**What is required:** From the first line of the listing below to the line with "leader = [True, False, True, True, True, True]", print each line exactly, and nothing more. Leave out the pictures.

**Data lines:**
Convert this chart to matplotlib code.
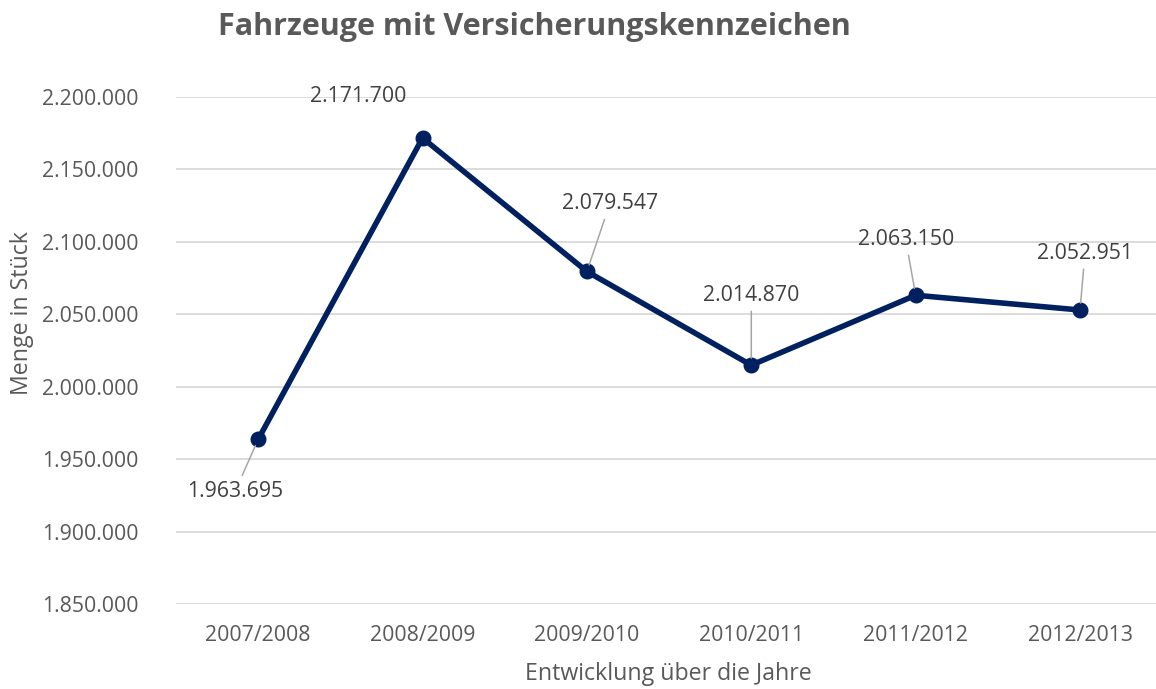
import matplotlib
matplotlib.use("Agg")
import matplotlib.pyplot as plt
from matplotlib.ticker import FuncFormatter

plt.rcParams['font.family'] = ['Open Sans', 'DejaVu Sans']

categories = ["2007/2008", "2008/2009", "2009/2010", "2010/2011", "2011/2012", "2012/2013"]
values = [1963695, 2171700, 2079547, 2014870, 2063150, 2052951]
label_offsets_px = [(-23, -52), (-64, 41), (23, 68), (0, 70), (-10, 56), (5, 57)]
leader = [True, False, True, True, True, True]

title = "Fahrzeuge mit Versicherungskennzeichen"
xlabel = "Entwicklung über die Jahre"
ylabel = "Menge in Stück"

def de_fmt(v, pos=None):
    return f"{int(round(v)):,}".replace(",", ".")

fig = plt.figure(figsize=(11.56, 6.89), dpi=100)
W, H = 1156, 689
ax = fig.add_axes([176 / W, 1 - 604 / H, 1 - 176 / W, (604 - 97) / H])

x = list(range(len(categories)))
ax.plot(x, values, color="#002060", lw=4.0, marker="o", markersize=10.5,
        solid_joinstyle="miter", zorder=3)

ax.set_xlim(-0.5, 5 + 76 / 164.4)
ax.set_ylim(1850000, 2200000)
ax.set_yticks(range(1850000, 2200001, 50000))
ax.yaxis.set_major_formatter(FuncFormatter(de_fmt))
ax.set_xticks(x)
ax.set_xticklabels(categories)
ax.grid(axis="y", color="#d9d9d9", lw=1.3)
ax.set_axisbelow(True)
for s in ax.spines.values():
    s.set_visible(False)
ax.tick_params(length=0, labelsize=15.3, colors="#595959")
ax.tick_params(axis="y", pad=27)
ax.tick_params(axis="x", pad=15)

for xi, v, off, ld in zip(x, values, label_offsets_px, leader):
    kw = {}
    if ld:
        kw["arrowprops"] = dict(arrowstyle="-", color="#a6a6a6", lw=1.1,
                                shrinkA=2, shrinkB=5)
    ax.annotate(de_fmt(v), xy=(xi, v), xytext=off, textcoords="offset pixels",
                ha="center", va="center", fontsize=15.3, color="#404040", **kw)

fig.text(218 / W, 1 - 27 / H, title, fontsize=22, fontweight="bold",
         color="#595959", ha="left", va="center")
fig.text(668 / W, 1 - 674 / H, xlabel, fontsize=16.7, color="#595959",
         ha="center", va="center")
fig.text(22 / W, 1 - 313 / H, ylabel, fontsize=16.7, color="#595959",
         ha="center", va="center", rotation=90)

fig.savefig("out.png", dpi=100)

**Exercise answer:**
Convert this chart to matplotlib code.
import matplotlib
matplotlib.use("Agg")
import matplotlib.pyplot as plt
from matplotlib.ticker import FuncFormatter

plt.rcParams['font.family'] = ['Open Sans', 'DejaVu Sans']

categories = ["2007/2008", "2008/2009", "2009/2010", "2010/2011", "2011/2012", "2012/2013"]
values = [1963695, 2171700, 2079547, 2014870, 2063150, 2052951]
label_offsets_px = [(-23, -52), (-64, 41), (23, 68), (0, 70), (-10, 56), (5, 57)]
leader = [True, False, True, True, True, True]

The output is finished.